Lee joined the University of Utah as senior vice president for health sciences, dean of the medical school, and CEO of the University of Utah Health Care system in 2011. In that position, she leads an enterprise that includes five professional schools, University of Utah Health Care and dozens of clinical and research specialties. Under her leadership, University of Utah Health Care has gained national recognition for transparency and for being the first major health care system to identify its true costs for providing services. The system’s Value-Driven Outcomes (VDO) tool is helping University of Utah Health Care lead the nation in providing the highest quality care at the lowest possible cost. During her tenure, the U of U health system also has become the first in the nation to post unedited, online patient reviews of physicians. University of Utah Health Care has been consistently recognized as among the top in quality by University HealthSystem Consortium for six years in a row.   

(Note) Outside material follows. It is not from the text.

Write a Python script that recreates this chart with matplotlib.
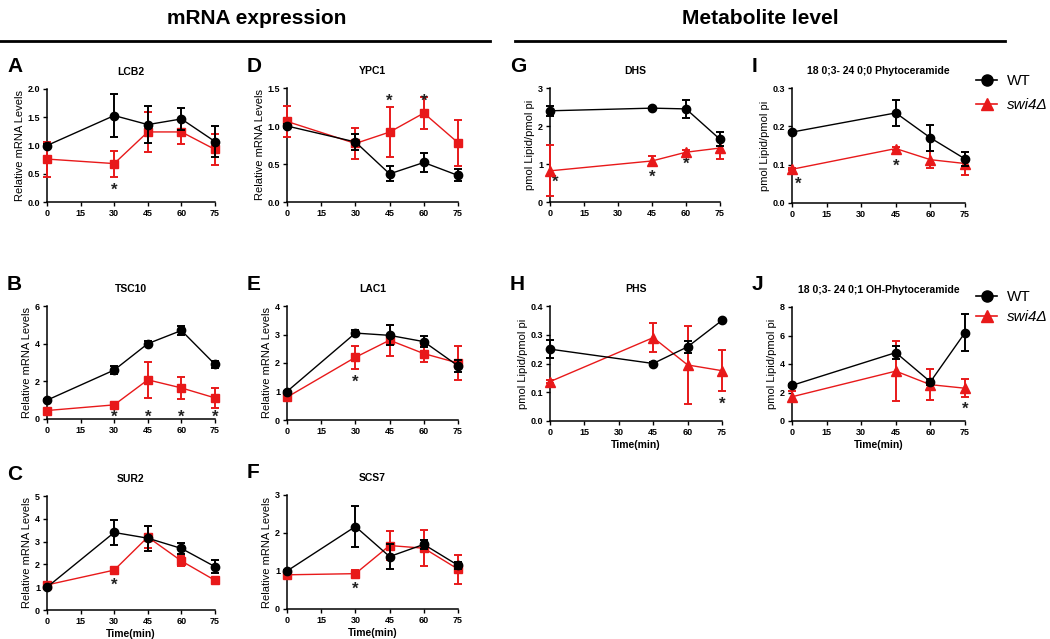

Before joining the University of Utah, Lee served as a radiology faculty member and senior vice president at the NYU Langone Medical Center. She has published more than 160 peer-reviewed studies and continues her research as a principal investigator funded by the National Institutes of Health (NIH). She authored a popular textbook, “Cardiovascular MRI: Physical Principles to Practical Protocols,” and has been honored with several awards for her teaching. She served as president of the International Society for Magnetic Resonance in Medicine and chaired the Medical Imaging NIH study section. Lee graduated with honors from the Harvard Medical School and holds a Ph.D. in medical engineering from Oxford University where she was a Rhodes scholar. 

“The National Academy of Medicine has provided critical thought leadership in health policy and academic medicine that has impacted the health of this nation and of the world,” Lee says. “I am honored to join this august body and look forward to the opportunity to contribute.” 

Lee and Capecchi’s election to NAM brings the number of University of Utah-associated members in the academy to 23. The election of this year’s class brings the total number of NAM members to 1,826 from the United States and 137 others from around the world. 

NAM comprises a diverse group of members from the fields of health and medicine, the natural, social and behavioral sciences and beyond to advise national and international communities on medical issues and questions. It serves alongside the National Academy of Sciences and National Academy of Engineering, which fill similar roles in their areas of expertise.